■ What the exercise asks: Your task is to reproduce, verbatim and without pictures, the lines from the opening of the listing through the line containing "18.7, 17.3, 16.1];".

■ Given information:
____________
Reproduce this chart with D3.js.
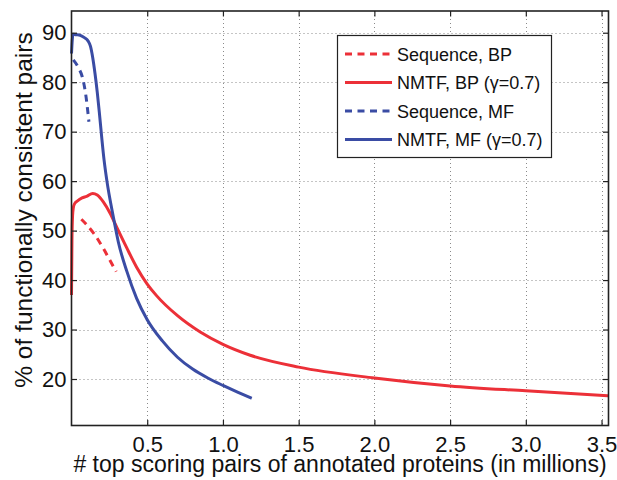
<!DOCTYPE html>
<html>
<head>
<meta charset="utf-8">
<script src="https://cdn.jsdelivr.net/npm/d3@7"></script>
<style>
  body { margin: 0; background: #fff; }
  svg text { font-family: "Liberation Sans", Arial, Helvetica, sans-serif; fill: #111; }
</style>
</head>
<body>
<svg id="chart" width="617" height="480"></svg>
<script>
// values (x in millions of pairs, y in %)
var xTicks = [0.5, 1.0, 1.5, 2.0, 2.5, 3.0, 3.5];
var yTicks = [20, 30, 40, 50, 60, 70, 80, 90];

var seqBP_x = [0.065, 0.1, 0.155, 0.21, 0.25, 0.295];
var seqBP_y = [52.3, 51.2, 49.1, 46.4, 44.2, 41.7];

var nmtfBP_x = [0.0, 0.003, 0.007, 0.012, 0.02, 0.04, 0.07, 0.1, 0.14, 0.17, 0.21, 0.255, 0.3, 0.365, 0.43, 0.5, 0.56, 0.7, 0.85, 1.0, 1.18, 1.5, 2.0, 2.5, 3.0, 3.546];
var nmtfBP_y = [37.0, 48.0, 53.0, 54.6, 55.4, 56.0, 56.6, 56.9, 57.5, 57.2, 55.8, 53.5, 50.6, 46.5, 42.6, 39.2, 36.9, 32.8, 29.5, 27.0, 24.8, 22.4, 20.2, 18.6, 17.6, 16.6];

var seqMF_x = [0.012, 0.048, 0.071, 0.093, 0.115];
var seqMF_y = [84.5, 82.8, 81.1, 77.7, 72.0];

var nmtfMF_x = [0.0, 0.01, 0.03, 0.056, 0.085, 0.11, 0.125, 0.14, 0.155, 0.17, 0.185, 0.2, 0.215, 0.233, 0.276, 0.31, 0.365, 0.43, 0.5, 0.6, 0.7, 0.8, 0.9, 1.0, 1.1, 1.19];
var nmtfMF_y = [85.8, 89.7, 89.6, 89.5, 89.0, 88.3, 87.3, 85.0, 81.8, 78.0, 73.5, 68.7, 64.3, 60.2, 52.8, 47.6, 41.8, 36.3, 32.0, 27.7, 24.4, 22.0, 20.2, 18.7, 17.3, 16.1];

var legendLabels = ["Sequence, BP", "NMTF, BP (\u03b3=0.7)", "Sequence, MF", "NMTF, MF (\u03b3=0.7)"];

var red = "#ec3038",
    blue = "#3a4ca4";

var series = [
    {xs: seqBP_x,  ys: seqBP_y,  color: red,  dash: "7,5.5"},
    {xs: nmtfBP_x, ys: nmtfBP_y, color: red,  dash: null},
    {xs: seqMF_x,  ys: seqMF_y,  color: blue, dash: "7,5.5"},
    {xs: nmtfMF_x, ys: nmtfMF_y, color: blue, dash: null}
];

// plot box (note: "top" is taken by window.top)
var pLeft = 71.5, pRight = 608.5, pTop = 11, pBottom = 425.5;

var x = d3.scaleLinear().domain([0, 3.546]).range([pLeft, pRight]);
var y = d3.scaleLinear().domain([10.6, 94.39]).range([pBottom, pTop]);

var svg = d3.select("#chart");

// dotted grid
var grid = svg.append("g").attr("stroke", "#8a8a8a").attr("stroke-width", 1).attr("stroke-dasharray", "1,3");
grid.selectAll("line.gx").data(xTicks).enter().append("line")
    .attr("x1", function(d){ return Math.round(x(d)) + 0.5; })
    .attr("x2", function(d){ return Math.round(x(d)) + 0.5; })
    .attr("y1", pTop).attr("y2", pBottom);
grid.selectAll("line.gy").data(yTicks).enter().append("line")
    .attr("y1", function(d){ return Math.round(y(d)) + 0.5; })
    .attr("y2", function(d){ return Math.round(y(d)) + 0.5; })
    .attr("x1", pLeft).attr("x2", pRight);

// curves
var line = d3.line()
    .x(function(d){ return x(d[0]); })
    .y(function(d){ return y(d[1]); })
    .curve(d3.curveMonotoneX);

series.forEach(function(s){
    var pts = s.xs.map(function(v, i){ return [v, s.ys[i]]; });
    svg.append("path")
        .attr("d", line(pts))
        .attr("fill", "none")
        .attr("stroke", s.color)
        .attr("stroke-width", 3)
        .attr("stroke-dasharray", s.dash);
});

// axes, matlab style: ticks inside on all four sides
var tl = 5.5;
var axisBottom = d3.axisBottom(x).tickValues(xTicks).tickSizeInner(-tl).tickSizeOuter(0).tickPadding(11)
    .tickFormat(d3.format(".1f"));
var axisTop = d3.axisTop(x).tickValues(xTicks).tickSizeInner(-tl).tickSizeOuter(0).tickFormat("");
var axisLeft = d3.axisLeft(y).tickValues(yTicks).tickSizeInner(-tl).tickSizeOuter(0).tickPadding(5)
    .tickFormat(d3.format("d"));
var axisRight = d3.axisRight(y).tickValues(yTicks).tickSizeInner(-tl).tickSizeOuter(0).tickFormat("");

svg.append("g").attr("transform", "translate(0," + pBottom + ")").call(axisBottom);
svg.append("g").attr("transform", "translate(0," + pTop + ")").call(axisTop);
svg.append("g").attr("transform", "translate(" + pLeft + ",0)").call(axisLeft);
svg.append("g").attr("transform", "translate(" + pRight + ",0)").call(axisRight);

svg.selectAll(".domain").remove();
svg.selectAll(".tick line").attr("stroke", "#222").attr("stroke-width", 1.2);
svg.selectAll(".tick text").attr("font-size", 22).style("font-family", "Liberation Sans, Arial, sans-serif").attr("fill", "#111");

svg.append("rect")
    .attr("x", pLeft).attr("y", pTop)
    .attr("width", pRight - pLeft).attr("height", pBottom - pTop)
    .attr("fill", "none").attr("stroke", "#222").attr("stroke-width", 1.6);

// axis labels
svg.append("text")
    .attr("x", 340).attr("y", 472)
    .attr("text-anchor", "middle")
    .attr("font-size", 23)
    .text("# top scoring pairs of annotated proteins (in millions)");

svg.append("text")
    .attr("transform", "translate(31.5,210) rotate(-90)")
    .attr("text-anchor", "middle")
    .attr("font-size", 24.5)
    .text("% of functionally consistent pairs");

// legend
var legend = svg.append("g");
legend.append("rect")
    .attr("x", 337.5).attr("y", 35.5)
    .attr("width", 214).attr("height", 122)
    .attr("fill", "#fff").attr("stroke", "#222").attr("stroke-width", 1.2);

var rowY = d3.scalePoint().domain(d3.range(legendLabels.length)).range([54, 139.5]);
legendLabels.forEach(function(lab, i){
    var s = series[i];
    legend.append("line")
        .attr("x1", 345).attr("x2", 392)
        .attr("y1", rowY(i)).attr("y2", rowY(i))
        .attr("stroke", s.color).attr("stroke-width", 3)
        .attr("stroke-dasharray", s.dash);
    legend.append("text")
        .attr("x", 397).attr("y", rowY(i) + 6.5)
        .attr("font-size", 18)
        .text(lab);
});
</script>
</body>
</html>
____________
■ Answer to this task:
Reproduce this chart with D3.js.
<!DOCTYPE html>
<html>
<head>
<meta charset="utf-8">
<script src="https://cdn.jsdelivr.net/npm/d3@7"></script>
<style>
  body { margin: 0; background: #fff; }
  svg text { font-family: "Liberation Sans", Arial, Helvetica, sans-serif; fill: #111; }
</style>
</head>
<body>
<svg id="chart" width="617" height="480"></svg>
<script>
// values (x in millions of pairs, y in %)
var xTicks = [0.5, 1.0, 1.5, 2.0, 2.5, 3.0, 3.5];
var yTicks = [20, 30, 40, 50, 60, 70, 80, 90];

var seqBP_x = [0.065, 0.1, 0.155, 0.21, 0.25, 0.295];
var seqBP_y = [52.3, 51.2, 49.1, 46.4, 44.2, 41.7];

var nmtfBP_x = [0.0, 0.003, 0.007, 0.012, 0.02, 0.04, 0.07, 0.1, 0.14, 0.17, 0.21, 0.255, 0.3, 0.365, 0.43, 0.5, 0.56, 0.7, 0.85, 1.0, 1.18, 1.5, 2.0, 2.5, 3.0, 3.546];
var nmtfBP_y = [37.0, 48.0, 53.0, 54.6, 55.4, 56.0, 56.6, 56.9, 57.5, 57.2, 55.8, 53.5, 50.6, 46.5, 42.6, 39.2, 36.9, 32.8, 29.5, 27.0, 24.8, 22.4, 20.2, 18.6, 17.6, 16.6];

var seqMF_x = [0.012, 0.048, 0.071, 0.093, 0.115];
var seqMF_y = [84.5, 82.8, 81.1, 77.7, 72.0];

var nmtfMF_x = [0.0, 0.01, 0.03, 0.056, 0.085, 0.11, 0.125, 0.14, 0.155, 0.17, 0.185, 0.2, 0.215, 0.233, 0.276, 0.31, 0.365, 0.43, 0.5, 0.6, 0.7, 0.8, 0.9, 1.0, 1.1, 1.19];
var nmtfMF_y = [85.8, 89.7, 89.6, 89.5, 89.0, 88.3, 87.3, 85.0, 81.8, 78.0, 73.5, 68.7, 64.3, 60.2, 52.8, 47.6, 41.8, 36.3, 32.0, 27.7, 24.4, 22.0, 20.2, 18.7, 17.3, 16.1];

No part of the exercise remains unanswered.